I like selfies. And there’s nothing wrong with that

Young women do it, Kim Kardashian is the queen of it, the Pope and Obama are experts, and even an ape has been seen doing it – stretching out an arm and smiling into a phone.

Nowadays selfies are like an armada of tiny messages in a bottle cast out into the vast virtual ocean, each one calling out: Hello! Look where I am! For real! Isn’t it great?!

If you out yourself as a selfist, you’re considered to have a serious problem. People who take selfies might as well say they’re enjoying all the hot weather brought about by climate change. Reactions range from sympathy to mere incomprehension. At least that’s how the New York Post sees selfies – harbingers heralding the downfall of western civilisation. Equally, many psychologists fear the emergence of a generation of self-involved egocentrics with obsessive body ideals and indulgent consumerist tendencies.

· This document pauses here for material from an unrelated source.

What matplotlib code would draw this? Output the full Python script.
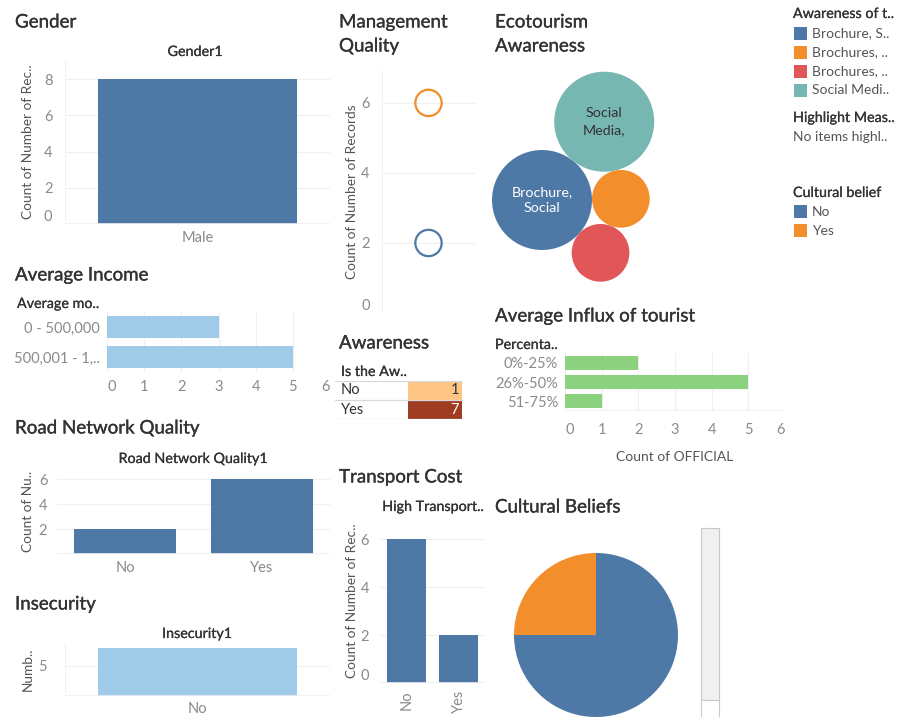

A formula has even been devised which neatly encapsulates the phenomenon: N=S/h, Narcissism = Selfies/hour. With Australian marketing expert Karen Nelson-Field attempting to describe selfies as self-branding, with which young people strategically position themselves within the competition of the free market, we inevitably grow ever closer to confirming the suspicion that we’re all merely tiny cogs in a huge commercial machine, even if we naively believe we’re doing little more than quickly posting a snapshot.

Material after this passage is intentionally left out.